> **Collected data**:

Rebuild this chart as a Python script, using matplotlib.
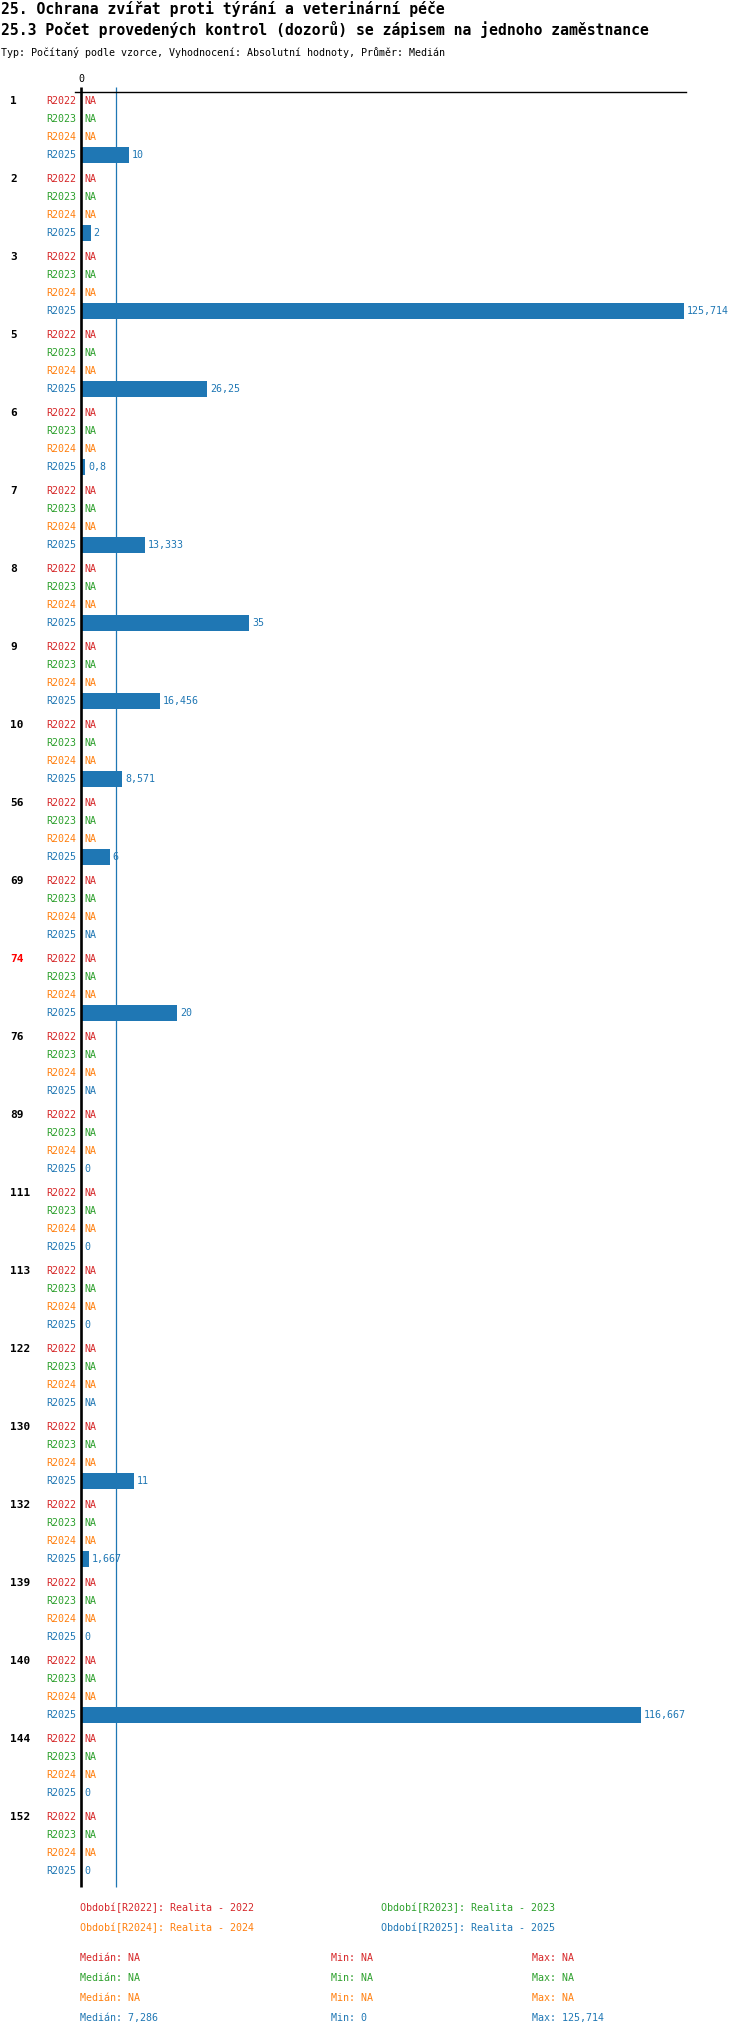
import matplotlib
matplotlib.use("Agg")
import matplotlib.pyplot as plt
import matplotlib.transforms as mtransforms
import numpy as np

# %% Data
groups = ["1", "2", "3", "5", "6", "7", "8", "9", "10", "56", "69", "74", "76",
          "89", "111", "113", "122", "130", "132", "139", "140", "144", "152"]
highlight = ["74"]
periods = ["R2022", "R2023", "R2024", "R2025"]
period_names = ["Realita - 2022", "Realita - 2023", "Realita - 2024", "Realita - 2025"]
colors = ["#d62728", "#2ca02c", "#ff7f0e", "#1f77b4"]
na = np.nan
r2022 = [na] * len(groups)
r2023 = [na] * len(groups)
r2024 = [na] * len(groups)
r2025 = [10, 2, 125.714, 26.25, 0.8, 13.333, 35, 16.456, 8.571, 6, na, 20, na,
         0, 0, 0, na, 11, 1.667, 0, 116.667, 0, 0]
series = [r2022, r2023, r2024, r2025]

title1 = "25. Ochrana zvířat proti týrání a veterinární péče"
title2 = "25.3 Počet provedených kontrol (dozorů) se zápisem na jednoho zaměstnance"
subtitle = "Typ: Počítaný podle vzorce, Vyhodnocení: Absolutní hodnoty, Průměr: Medián"


def fmt(v):
    if v is None or np.isnan(v):
        return "NA"
    s = f"{v + 1e-9:.3f}".rstrip("0").rstrip(".")
    return s.replace(".", ",")


# %% Layout (pixels)
W, H = 750, 2036
FONT = "DejaVu Sans Mono"
plt.rcParams["font.family"] = [FONT, "DejaVu Sans"]

fig = plt.figure(figsize=(W / 100, H / 100), dpi=100)


def fx(px):
    return px / W


def fy(py):
    return 1 - py / H


fig.text(fx(1), fy(9), title1, fontsize=10.6, fontweight="bold", va="center")
fig.text(fx(1), fy(30), title2, fontsize=10.6, fontweight="bold", va="center")
fig.text(fx(1), fy(52), subtitle, fontsize=7.2, va="center")

top_px, bot_px = 92, 1887
left_px, right_px, zero_px = 75, 686, 81
ax = fig.add_axes([fx(left_px), 1 - bot_px / H, (right_px - left_px) / W, (bot_px - top_px) / H])

vals = np.array(r2025, dtype=float)
vmax = np.nanmax(vals)
ppu = 603 / vmax
ax.set_xlim((left_px - zero_px) / ppu, (right_px - zero_px) / ppu)
ax.set_ylim(bot_px, top_px)

for s in ["left", "right", "bottom"]:
    ax.spines[s].set_visible(False)
ax.spines["top"].set_linewidth(1.0)
ax.xaxis.tick_top()
ax.set_xticks([0])
ax.set_xticklabels(["0"], fontsize=7.2)
ax.tick_params(axis="x", length=0, pad=6)
ax.set_yticks([])

row0, gstep, rstep = 101, 78, 18
blend = mtransforms.blended_transform_factory(fig.transFigure, ax.transData)

for g, name in enumerate(groups):
    gy = row0 + g * gstep
    ax.text(fx(10), gy, name, transform=blend, fontsize=8, fontweight="bold",
            color="red" if name in highlight else "black", va="center", ha="left")
    for r, (per, col, ser) in enumerate(zip(periods, colors, series)):
        y = gy + r * rstep
        v = ser[g]
        ax.annotate(per, xy=(0, y), xytext=(-3.2, 0), textcoords="offset points",
                    ha="right", va="center", fontsize=7.2, color=col)
        if not np.isnan(v):
            ax.barh(y, v, height=16, color=col, left=0)
            ax.annotate(fmt(v), xy=(v, y), xytext=(2.2, 0), textcoords="offset points",
                        ha="left", va="center", fontsize=7.2, color=col)
        else:
            ax.annotate("NA", xy=(0, y), xytext=(2.2, 0), textcoords="offset points",
                        ha="left", va="center", fontsize=7.2, color=col)

# zero line and median line
med = np.nanmedian(vals)
ax.plot([0, 0], [bot_px, 87], color="black", lw=1.9, clip_on=False, solid_capstyle="butt")
ax.plot([med, med], [bot_px, 87], color=colors[3], lw=0.9, clip_on=False, solid_capstyle="butt")

# %% Legend
leg_pos = [(80, 1908), (381, 1908), (80, 1928), (381, 1928)]
for (lx, ly), per, nm, col in zip(leg_pos, periods, period_names, colors):
    fig.text(fx(lx), fy(ly), f"Období[{per}]: {nm}", fontsize=7.2, color=col, va="center")

for i, (ser, col) in enumerate(zip(series, colors)):
    a = np.array(ser, dtype=float)
    if np.all(np.isnan(a)):
        md = mn = mx = "NA"
    else:
        md, mn, mx = fmt(np.nanmedian(a)), fmt(np.nanmin(a)), fmt(np.nanmax(a))
    y = 1958 + i * 20
    fig.text(fx(80), fy(y), f"Medián: {md}", fontsize=7.2, color=col, va="center")
    fig.text(fx(331), fy(y), f"Min: {mn}", fontsize=7.2, color=col, va="center")
    fig.text(fx(532), fy(y), f"Max: {mx}", fontsize=7.2, color=col, va="center")

fig.savefig("out.png", dpi=100)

> **Required work**: Give back exactly the lines from the first line of the data through the line with "vzorce, Vyhodnocení: Absolutní", pictures excluded.

> **Written solution**:
Rebuild this chart as a Python script, using matplotlib.
import matplotlib
matplotlib.use("Agg")
import matplotlib.pyplot as plt
import matplotlib.transforms as mtransforms
import numpy as np

# %% Data
groups = ["1", "2", "3", "5", "6", "7", "8", "9", "10", "56", "69", "74", "76",
          "89", "111", "113", "122", "130", "132", "139", "140", "144", "152"]
highlight = ["74"]
periods = ["R2022", "R2023", "R2024", "R2025"]
period_names = ["Realita - 2022", "Realita - 2023", "Realita - 2024", "Realita - 2025"]
colors = ["#d62728", "#2ca02c", "#ff7f0e", "#1f77b4"]
na = np.nan
r2022 = [na] * len(groups)
r2023 = [na] * len(groups)
r2024 = [na] * len(groups)
r2025 = [10, 2, 125.714, 26.25, 0.8, 13.333, 35, 16.456, 8.571, 6, na, 20, na,
         0, 0, 0, na, 11, 1.667, 0, 116.667, 0, 0]
series = [r2022, r2023, r2024, r2025]

title1 = "25. Ochrana zvířat proti týrání a veterinární péče"
title2 = "25.3 Počet provedených kontrol (dozorů) se zápisem na jednoho zaměstnance"
subtitle = "Typ: Počítaný podle vzorce, Vyhodnocení: Absolutní hodnoty, Průměr: Medián"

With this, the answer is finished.